The smooth cut-off hierarchical reference theory of fluids

We provide a comprehensive presentation of the Hierarchical Reference Theory (HRT) in the smooth cut-off formulation. A simple and self-consistent derivation of the hierarchy of differential equations is supplemented by a comparison with the known sharp cut-off HRT. The theory is then applied to a hard core Yukawa fluid (HCYF): a closure, based on a mean spherical approximation ansatz, is studied in detail and its intriguing relationship to the self-consistent Ornstein-Zernike approximation is discussed. The asymptotic properties close to the critical point are investigated and compared with the renormalization group results both above and below the critical temperature.

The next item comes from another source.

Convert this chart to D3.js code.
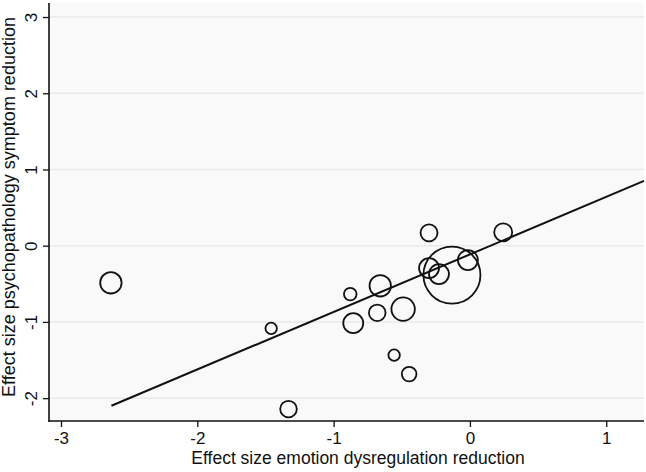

The HRT free energy is always a convex function of the density, leading to flat isotherms in the two-phase region with a finite compressibility at coexistence. This makes HRT the sole liquid-state theory able to obtain fluid-fluid phase equilibrium in homogeneous systems without resorting to the Maxwell construction. The way the mean field free energy is modified due to the inclusion of density fluctuations suggests how to identify the spinodal curve. Thermodynamic properties and correlation functions of the HCYF are investigated for three values of the inverse Yukawa range, z = 1.8, z = 4 and z = 7, where Monte Carlo simulations are available. The stability of the liquid-vapor critical point with respect to freezing is also studied.